On aurait souhaité un petit mail du PDG Mulliez. Un petit mot juste pour nous dire qu'il est désolé pour nous. Mais non. Rien.
Employés de vente, de caisse, agents de logistique et responsables, tous sont en colère contre leur direction et l'affichent. Chacun porte un badge sur lequel il est écrit "avec toute ma détermination, je suis en colère". "On est dans le flou, on n'a pas d'infos", s'inquiète un vendeur. "On aurait souhaité un petit mail du PDG Mulliez. Un petit mot juste pour nous dire qu'il est désolé pour nous. Mais non. Rien", ajoute son collègue.

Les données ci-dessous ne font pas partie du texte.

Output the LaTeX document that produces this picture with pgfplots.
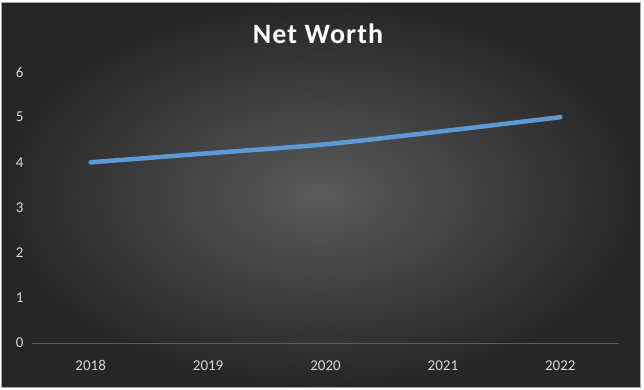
\documentclass[border=0pt]{standalone}
\usepackage{pgfplots}
\pgfplotsset{compat=1.18}
\usepackage{fontspec}
\setmainfont{Carlito}
\definecolor{tickc}{RGB}{217,217,217}
\definecolor{linec}{RGB}{91,155,213}
\definecolor{basec}{RGB}{92,92,92}
\definecolor{bgin}{RGB}{90,90,90}
\definecolor{bgout}{RGB}{38,38,38}
\begin{document}
\begin{tikzpicture}[x=1pt,y=1pt]
\useasboundingbox (0,0) rectangle (644,389);
\fill[white] (0,0) rectangle (644,389);
\shade[inner color=bgin, outer color=bgout] (1,2) rectangle (640,386);
\draw[gray!70, line width=1pt] (1,2) rectangle (640,386);
\node[font=\bfseries\fontsize{28}{32}\selectfont\addfontfeature{LetterSpace=4}, text=white] at (318,355) {Net Worth};
\begin{axis}[
  at={(32pt,46pt)}, anchor=south west,
  scale only axis, width=587pt, height=271pt,
  xmin=-0.5, xmax=4.5, ymin=0, ymax=6,
  xtick={0,1,2,3,4}, xticklabels={2018,2019,2020,2021,2022},
  ytick={0,1,2,3,4,5,6},
  major tick length=0pt,
  axis x line*=bottom, axis y line*=left,
  x axis line style={draw=basec, line width=0.8pt, -},
  y axis line style={draw=none},
  tick label style={text=tickc, font=\fontsize{15}{18}\selectfont},
  /pgf/number format/assume math mode=true,
  yticklabel style={xshift=-5pt},
  xticklabel style={yshift=-14pt},
  clip=false,
]
\addplot[linec, line width=4.5pt, line cap=round, smooth] coordinates {
  (0,4.0) (1,4.2) (2,4.4) (3,4.69) (4,5.0)
};
\end{axis}
\end{tikzpicture}
\end{document}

"On a le sentiment d'avoir été abandonné, d'avoir été complètement lâché par le siège, on est rien", renchérit une cadre, employée depuis 17 années dans l'enseigne. "J'ai suivi pour l'ouverture du magasin et depuis, je suis venue tous les jours travailler ici. Forcément on crée des liens et on s'attache aux collègues, à l'ambiance. Il y a eu des hauts et des bas, mais on a toujours fait face ensemble comme aujourd'hui. Et heureusement qu'on est là les uns pour les autres", raconte t-elle.
Soudés et dignes
Aucune information officielle n'a été donnée concernant la date de fermeture du magasin de Cormontreuil mais tous s'attendent à recevoir leurs lettres de licenciement d'ici la fin de l'été. Et personne ne croit à des propositions de reclassement. C'est pourquoi le directeur a activé ses réseaux pour permettre à certains de ne pas se retrouver au chômage à la rentrée. "J'essaie de les accompagner du mieux que je peux. On les aide à faire des CV ou à obtenir des entretiens dans d'autres enseignes". L'équipe encadrante ne veut pas laisser sur le carreau ces mères célibataires aux contrats précaires, ces étudiants ni même ceux qui confiant en l'avenir ont décidé récemment d'acheter une maison.Soudé et digne, c'est ainsi que le personnel souhaite continuer à avancer. Pas de grève ni de manifestation, juste ce badge orange et une pancarte à l'entrée du magasin qui annonce "avec émotion la fermeture prochaine du magasin". Une pancarte qui interpelle les clients dont certains se disent étonnés et surpris de voir leur boutique préférée fermer ses portes. Une vendeuse raconte cette scène de pleurs avec une habituée. "Elle a fondu en larmes dans les bras d'une responsable et en la voyant, on a tous pleuré". Les clients le reconnaissent. Les prix sont un peu plus élevés qu'ailleurs mais "je préfère venir ici plutôt que d'aller chez Ikéa, surtout pour la qualité", affirme une maman venue acheter des abats jours. "C'est bien dommage. Moi je commande sur internet mais avant d'acheter, je viens toujours voir à quoi ça ressemble en vrai", déclare une autre.
Au service client, on s'attends d'ailleurs à voir les clients qui ont commandé en ligne, annuler leurs commandes faute de service après-vente dans quelques semaines. Mais pour ce client venu acheter ce jour-là un meuble pour enfant "ce n'est pas un problème". Il a confiance en la qualité. Et il le faudra bien car dans un quelques semaines, le commerce de 6.000m2 n'accueillera plus personne.